Create a new script in the Frame prim, and copy in the following code:

    float btn_Cols = 8.0;
    float btn_Rows = 8.0;
    integer btn_Id(vector pos)
    {
        integer button = (btn_Row(pos) * (integer)btn_Cols) + btn_Col(pos);
        return button;
    }
    integer btn_Row(vector pos)
    {
        // Flip the y-axis, so that it runs from top to bottom.
        float y = 1.0 - pos.y;
        integer row = (llFloor((y * 10) * btn_Rows) / 10);
        return row;
    }
    integer btn_Col(vector pos)
    {
        integer col = (llFloor((pos.x * 10) * btn_Cols) / 10);
        return col;
    }
    default
    {
        touch_end(integer count)
        {
            vector mousePos = llDetectedTouchST(0);
            integer id = btn_Id(mousePos);
            llOwnerSay("Button " + (string)id + " pressed");
        }
    }

Now try clicking on the grid. As you do so, it should display (in local chat) the number of the cell that you clicked. The top-left cell should be 0, and the bottom-right cell should be 63. You might need to rotate the prim if this is not the case, although as long as you know which cell is where, you don’t necessarily need to do that. It’s just more convenient.
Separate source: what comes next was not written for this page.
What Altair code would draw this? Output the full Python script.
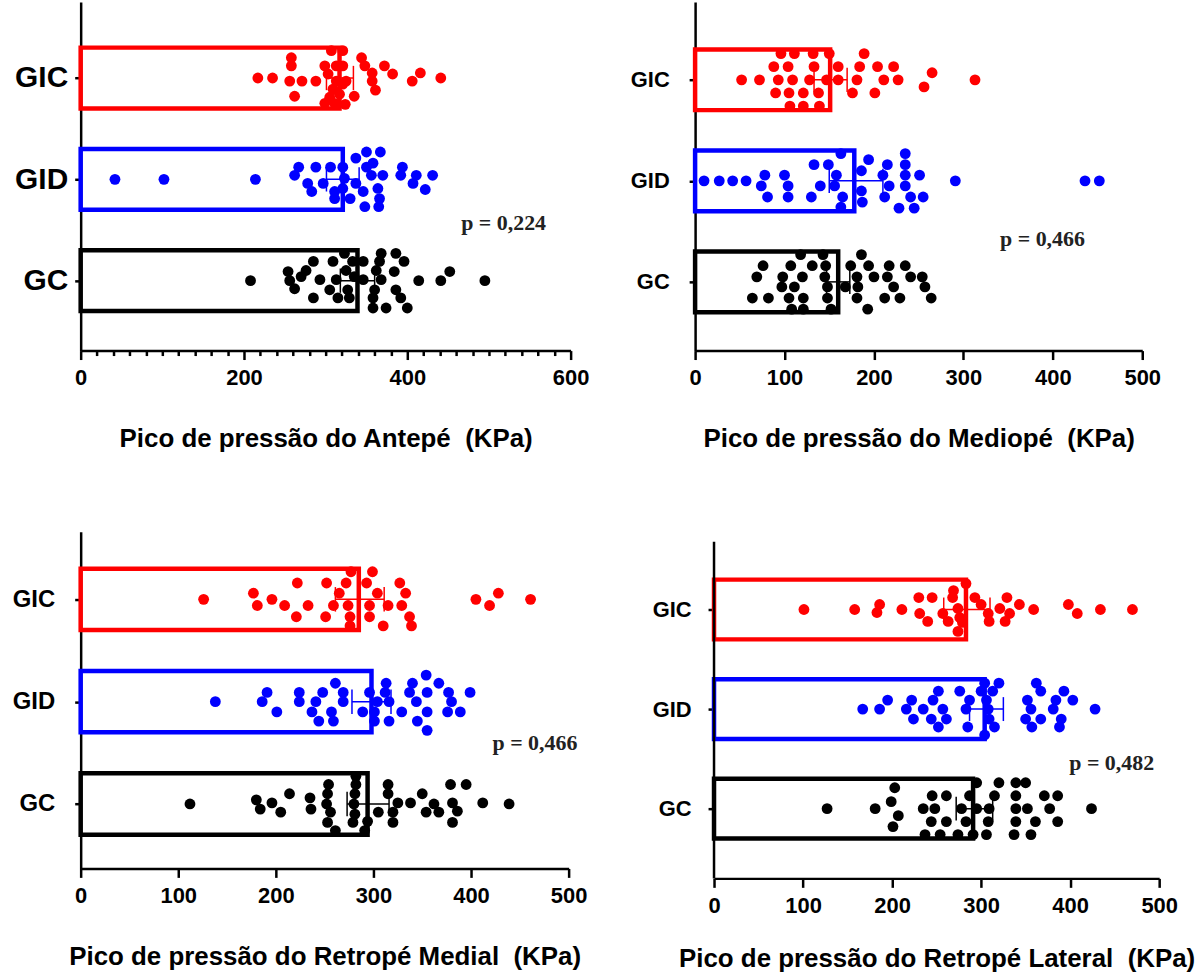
import altair as alt
import pandas as pd

GROUPS = ["GC", "GID", "GIC"]          # y index 0, 1, 2
COLORS = ["#000000", "#0000ff", "#ff0000"]

# ---------------- Panel 1 : Antepé ----------------
P1_GIC_X = [217, 235, 258, 258, 256, 271, 262, 288, 299, 307, 321, 321, 303, 313, 309, 321, 317, 305, 311, 325,
            313, 299, 324, 335, 344, 348, 357, 357, 361, 372, 382, 406, 416, 441]
P1_GIC_DY = [0, 0, 0.20, 0.12, -0.03, -0.03, -0.18, -0.03, 0.12, 0.27, 0.27, 0.12, 0.04, -0.03, -0.11, -0.06, -0.16,
             -0.19, -0.25, -0.03, 0.12, -0.25, -0.26, -0.18, 0.20, 0.12, 0.05, -0.03, -0.12, 0.12, 0.04, -0.03, 0.05, 0]
P1_GID_X = [42, 102, 214, 262, 267, 278, 283, 288, 297, 306, 311, 311, 321, 323, 321, 330, 337, 337, 346, 348,
            350, 350, 356, 358, 364, 366, 365, 367, 370, 394, 392, 407, 411, 422, 431]
P1_GID_DY = [0, 0, 0, 0.04, 0.12, -0.04, -0.12, 0.12, -0.04, 0.12, -0.12, -0.19, 0.12, 0.01, -0.09, -0.19, 0.21,
             -0.04, -0.12, -0.27, 0.27, 0.12, 0.04, 0.16, -0.09, -0.19, -0.27, 0.27, 0.04, 0.12, 0.04, -0.04, 0.04,
             -0.10, 0.04]
P1_GC_X = [208, 254, 256, 262, 270, 276, 285, 285, 293, 305, 309, 313, 315, 323, 325, 327, 329, 333, 335, 346,
           346, 358, 358, 360, 362, 366, 368, 368, 374, 384, 386, 386, 392, 396, 400, 414, 441, 452, 495]
P1_GC_DY = [0, 0.09, 0, -0.08, 0.04, 0.10, 0.19, -0.17, 0.01, -0.09, 0.19, 0.01, -0.17, 0.27, 0.10, -0.09, -0.17,
            0.19, 0.04, 0.19, 0.01, -0.17, -0.27, -0.09, 0.10, 0.19, 0.27, 0.01, -0.27, 0.09, 0.27, -0.09, -0.17,
            0.19, -0.27, 0, 0, 0.09, 0]
P1_MEAN = [339, 321, 317]       # GC, GID, GIC
P1_LO = [318, 301, 301]
P1_HI = [360, 341, 334]

# ---------------- Panel 2 : Mediopé ----------------
P2_GIC_X = [52, 72, 88, 93, 90, 96, 104, 109, 105, 106, 111, 121, 121, 128, 132, 133, 138, 139, 147, 150,
            160, 160, 176, 181, 184, 189, 201, 204, 211, 222, 227, 256, 265, 313]
P2_GIC_DY = [0, 0, 0.13, 0, -0.13, 0.26, 0.13, 0, -0.13, -0.26, 0.26, -0.13, -0.26, 0, 0.26, 0.13, -0.13, -0.26,
             0, 0.26, 0.13, 0, -0.13, 0, 0.13, 0.26, -0.13, 0.13, 0, 0.13, 0, -0.07, 0.07, 0]
P2_GID_X = [10, 27, 42, 57, 78, 74, 81, 100, 104, 104, 130, 133, 140, 149, 158, 156, 163, 165, 163, 186,
            186, 187, 194, 210, 215, 217, 212, 228, 235, 235, 235, 235, 241, 245, 251, 255, 291, 436, 452]
P2_GID_DY = [0, 0, 0, 0, 0.056, -0.05, -0.16, 0.056, -0.05, -0.16, -0.16, 0.16, -0.05, 0.16, 0.056, -0.05, 0.27,
             -0.16, -0.26, 0.1, -0.1, -0.21, 0.21, 0.056, 0.16, -0.05, -0.16, -0.27, 0.27, 0.16, 0.056, -0.05,
             -0.16, -0.27, 0.056, -0.16, 0, 0, 0]
P2_GC_X = [64, 69, 76, 82, 97, 98, 105, 108, 107, 111, 118, 120, 121, 121, 131, 143, 146, 145, 148, 148,
           152, 168, 174, 181, 182, 181, 186, 193, 194, 200, 212, 217, 215, 222, 229, 235, 241, 254, 257, 264]
P2_GC_DY = [-0.16, 0.05, 0.16, -0.16, -0.05, 0.05, -0.16, -0.27, 0.16, -0.05, 0.27, 0.05, -0.16, -0.27, 0.16,
            0.27, 0.16, 0.05, -0.05, -0.16, -0.27, -0.05, 0.16, 0.05, -0.05, -0.16, 0.27, -0.27, 0.16, 0.05,
            -0.16, 0.16, 0.05, -0.05, -0.16, 0.16, 0.05, 0.05, -0.05, -0.16]
P2_MEAN = [160, 178, 151]
P2_LO = [147, 150, 133]
P2_HI = [173, 210, 170]

# ---------------- Panel 3 : Retropé Medial ----------------
P3_GIC_X = [126, 177, 181, 196, 209, 222, 221, 233, 252, 251, 259, 265, 272, 274, 276, 276, 277, 293, 296, 296,
            299, 304, 310, 315, 327, 333, 329, 337, 339, 405, 419, 428, 461]
P3_GIC_DY = [0, 0.06, -0.06, 0, -0.06, 0.16, -0.17, -0.06, 0.16, -0.17, -0.06, 0.06, 0.16, -0.06, -0.17, -0.26,
             0.27, 0.16, -0.06, -0.17, 0.27, 0.06, -0.26, -0.06, 0.16, 0.06, -0.06, -0.17, -0.26, 0, -0.06, 0.06, 0]
P3_GID_X = [138, 186, 191, 201, 224, 224, 237, 241, 244, 248, 257, 259, 261, 269, 269, 289, 296, 301, 301, 304,
            313, 312, 316, 316, 329, 337, 340, 344, 345, 354, 355, 355, 355, 367, 377, 380, 376, 389, 399]
P3_GID_DY = [0, 0, 0.09, -0.1, 0.09, 0, -0.1, 0, -0.19, 0.09, -0.1, -0.19, 0.18, 0.09, 0, -0.1, 0.09, -0.1, -0.19,
             0, 0.18, 0.09, 0, -0.19, -0.1, 0.09, 0.18, 0, -0.19, 0.26, 0.09, -0.1, -0.28, 0.18, 0.09, 0, -0.1,
             -0.1, 0.09]
P3_GC_X = [112, 180, 184, 196, 205, 214, 235, 236, 254, 253, 252, 256, 253, 261, 282, 282, 281, 280, 281, 279,
           291, 294, 305, 315, 315, 320, 320, 325, 338, 350, 354, 362, 367, 379, 381, 386, 381, 395, 412, 439]
P3_GC_DY = [0, 0.04, -0.05, 0.01, -0.08, 0.1, 0.06, -0.05, 0.19, 0.1, 0, -0.08, -0.18, -0.26, 0.27, 0.19, 0.1, 0,
            -0.1, -0.18, -0.26, -0.17, -0.08, 0.19, 0.1, -0.08, -0.18, 0.01, 0.01, 0.1, -0.08, 0, -0.08, 0.19,
            0.01, -0.07, -0.18, 0.19, 0.01, 0]
P3_MEAN = [294, 298, 285]
P3_LO = [273, 278, 261]
P3_HI = [316, 318, 311]

# ---------------- Panel 4 : Retropé Lateral ----------------
P4_GIC_X = [101, 158, 183, 186, 211, 230, 231, 240, 245, 257, 263, 269, 268, 274, 276, 279, 274, 283, 293, 300,
            308, 309, 321, 329, 327, 332, 343, 359, 398, 408, 434, 470]
P4_GIC_DY = [0, 0, -0.03, 0.05, 0, 0.12, -0.04, -0.12, 0.12, -0.04, -0.12, 0.19, 0.12, 0.01, -0.08, -0.13, -0.22,
             0.26, 0.12, 0.05, -0.04, -0.12, 0.01, 0.12, -0.12, -0.04, 0.05, 0, 0.05, -0.04, 0, 0]
P4_GID_X = [167, 186, 195, 216, 222, 224, 235, 244, 246, 252, 252, 257, 261, 276, 283, 285, 287, 300, 304, 306,
            308, 309, 315, 304, 313, 320, 352, 350, 356, 357, 362, 367, 367, 381, 384, 390, 388, 393, 403, 428]
P4_GID_DY = [0, 0, 0.09, 0, 0.09, -0.1, 0, -0.1, 0.09, 0.18, -0.18, 0, -0.1, 0.18, 0, -0.18, 0.09, 0.18, 0.26,
             0.09, 0, -0.1, -0.18, -0.26, 0.18, 0.26, 0.09, -0.1, 0, -0.18, 0.26, 0.18, -0.1, 0, 0.09, -0.1, -0.18,
             0.18, 0.09, 0]
P4_GC_X = [127, 181, 201, 203, 199, 207, 235, 237, 245, 244, 248, 254, 261, 261, 274, 278, 283, 287, 291, 295,
           295, 308, 306, 309, 315, 320, 337, 339, 339, 339, 339, 350, 352, 356, 361, 371, 377, 386, 386, 424]
P4_GC_DY = [0, 0, -0.18, 0.21, 0.07, -0.07, 0, -0.26, 0.13, -0.13, 0, -0.26, 0.13, -0.13, -0.26, 0, -0.13, 0.13,
            -0.26, 0.26, 0, -0.13, -0.26, 0, 0.13, 0.26, -0.26, -0.13, 0, 0.13, 0.26, 0.26, 0, -0.26, -0.13, 0.13,
            0, 0.13, -0.13, 0]
P4_MEAN = [291, 304, 283]
P4_LO = [272, 287, 258]
P4_HI = [313, 325, 310]

NB = "\u00a0"
TITLES = ["Pico de pressão do Antepé " + NB + "(KPa)", "Pico de pressão do Mediopé " + NB + "(KPa)",
          "Pico de pressão do Retropé Medial " + NB + "(KPa)", "Pico de pressão do Retropé Lateral " + NB + "(KPa)"]
P_TEXT = ["p = 0,224", "p = 0,466", "p = 0,466", "p = 0,482"]
P_TEXT_X = [466, 341, 422, 399]
P_TEXT_Y = [0.57, 0.42, 0.60, 0.46]

FONT = "Liberation Sans"
color_scale = alt.Scale(domain=GROUPS, range=COLORS)


def panel(idx, dots, means, los, his, xmax, width, height, ydom, minor=False, axis_top=None,
          ylab_size=27, ylab_pad=7, title_pad=37):
    rows = []
    for gi, (xs, dys) in enumerate(dots):
        for xv, dy in zip(xs, dys):
            rows.append({"group": GROUPS[gi], "x": xv, "y": gi + dy})
    df_dots = pd.DataFrame(rows)
    df_bar = pd.DataFrame({"group": GROUPS, "zero": 0, "mean": means, "lo": los, "hi": his,
                           "g": [0, 1, 2], "y1": [g - 0.3 for g in range(3)], "y2": [g + 0.3 for g in range(3)],
                           "c1": [g - 0.12 for g in range(3)], "c2": [g + 0.12 for g in range(3)]})
    df_txt = pd.DataFrame({"x": [P_TEXT_X[idx]], "y": [P_TEXT_Y[idx]], "t": [P_TEXT[idx]]})

    common_x = dict(title=TITLES[idx], grid=False, labelFlush=False, labelOverlap=False, labelPadding=8,
                    titlePadding=title_pad, domainWidth=2.5, tickWidth=2.5, labelFontSize=22, titleFontSize=26)
    if minor:
        xaxis = alt.Axis(values=list(range(0, xmax + 1, 20)),
                         labelExpr="datum.value % 200 === 0 ? datum.label : ''",
                         tickSize={"condition": {"test": "datum.value % 200 === 0", "value": 9}, "value": 5},
                         **common_x)
    else:
        xaxis = alt.Axis(values=list(range(0, xmax + 1, 100)), tickSize=9, **common_x)

    yaxis = alt.Axis(values=[0, 1, 2], title=None, grid=False, tickSize=6, tickWidth=2.5, domainWidth=2.5,
                     labelPadding=ylab_pad, labelFontSize=ylab_size,
                     labelExpr="datum.value === 2 ? 'GIC' : (datum.value === 1 ? 'GID' : 'GC')",
                     domain=axis_top is None)

    xs = alt.Scale(domain=[0, xmax], nice=False, zero=True)
    ys = alt.Scale(domain=ydom, nice=False, zero=False)
    cs = alt.Color("group:N", scale=color_scale, legend=None)

    def X(f):
        return alt.X(f, scale=xs, axis=xaxis)

    def Y(f):
        return alt.Y(f, scale=ys, axis=yaxis)

    bars = alt.Chart(df_bar).mark_rect(filled=False, strokeWidth=4.5).encode(
        x=X("zero:Q"), x2="mean:Q", y=Y("y1:Q"), y2="y2:Q", color=cs)
    pts = alt.Chart(df_dots).mark_circle(size=118, opacity=1).encode(
        x=X("x:Q"), y=Y("y:Q"), color=cs)
    err = alt.Chart(df_bar).mark_rule(strokeWidth=1.5).encode(
        x=X("lo:Q"), x2="hi:Q", y=Y("g:Q"), color=cs)
    cap_lo = alt.Chart(df_bar).mark_rule(strokeWidth=1.5).encode(
        x=X("lo:Q"), y=Y("c1:Q"), y2="c2:Q", color=cs)
    cap_hi = alt.Chart(df_bar).mark_rule(strokeWidth=1.5).encode(
        x=X("hi:Q"), y=Y("c1:Q"), y2="c2:Q", color=cs)
    txt = alt.Chart(df_txt).mark_text(font="Liberation Serif", fontWeight="bold", fontSize=22, align="left",
                                      baseline="middle", color="#222222").encode(
        x=X("x:Q"), y=Y("y:Q"), text="t:N")
    layers = [bars, pts, err, cap_lo, cap_hi, txt]
    if axis_top is not None:
        df_ax = pd.DataFrame({"x": [0], "y1": [ydom[0]], "y2": [axis_top]})
        axl = alt.Chart(df_ax).mark_rule(strokeWidth=2.5, color="black").encode(
            x=X("x:Q"), y=Y("y1:Q"), y2="y2:Q")
        layers.append(axl)
    return alt.layer(*layers).properties(width=width, height=height)


p1 = panel(0, [(P1_GC_X, P1_GC_DY), (P1_GID_X, P1_GID_DY), (P1_GIC_X, P1_GIC_DY)],
           P1_MEAN, P1_LO, P1_HI, 600, 492, 350, [-0.69, 2.75], minor=True, ylab_size=30, ylab_pad=7)
p2 = panel(1, [(P2_GC_X, P2_GC_DY), (P2_GID_X, P2_GID_DY), (P2_GIC_X, P2_GIC_DY)],
           P2_MEAN, P2_LO, P2_HI, 500, 449, 350, [-0.68, 2.77], ylab_size=22, ylab_pad=20)
p3 = panel(2, [(P3_GC_X, P3_GC_DY), (P3_GID_X, P3_GID_DY), (P3_GIC_X, P3_GIC_DY)],
           P3_MEAN, P3_LO, P3_HI, 500, 490, 338, [-0.63, 2.66], ylab_size=24, ylab_pad=20)
p4 = panel(3, [(P4_GC_X, P4_GC_DY), (P4_GID_X, P4_GID_DY), (P4_GIC_X, P4_GIC_DY)],
           P4_MEAN, P4_LO, P4_HI, 500, 447, 348, [-0.70, 2.78], axis_top=2.68,
           ylab_size=22, ylab_pad=17, title_pad=29)

row1 = alt.hconcat(p1, p2, spacing=125, bounds="flush")
row2 = alt.hconcat(p3, p4, spacing=146, bounds="flush")
chart = alt.vconcat(row1, row2, spacing=81).properties(
    padding={"left": 12, "top": 0, "right": 5, "bottom": 5}
).configure_view(stroke=None).configure_axis(
    labelFont=FONT, titleFont=FONT, labelFontWeight="bold", titleFontWeight="bold",
    labelColor="black", titleColor="black", domainColor="black", tickColor="black",
)

chart.save("out.html", embed_options={"renderer": "svg", "actions": False})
Aside: Why am I using touch_end() instead of touch_start()? This is because if you use touch_start() to trigger a state change, the touch_end gets ‘lost’ (it’s expecting the wrong script state), which can cause problems, and result in touches not being detected. Using touch_end() is safer. If you know that you are not going to change state, you can use touch_start().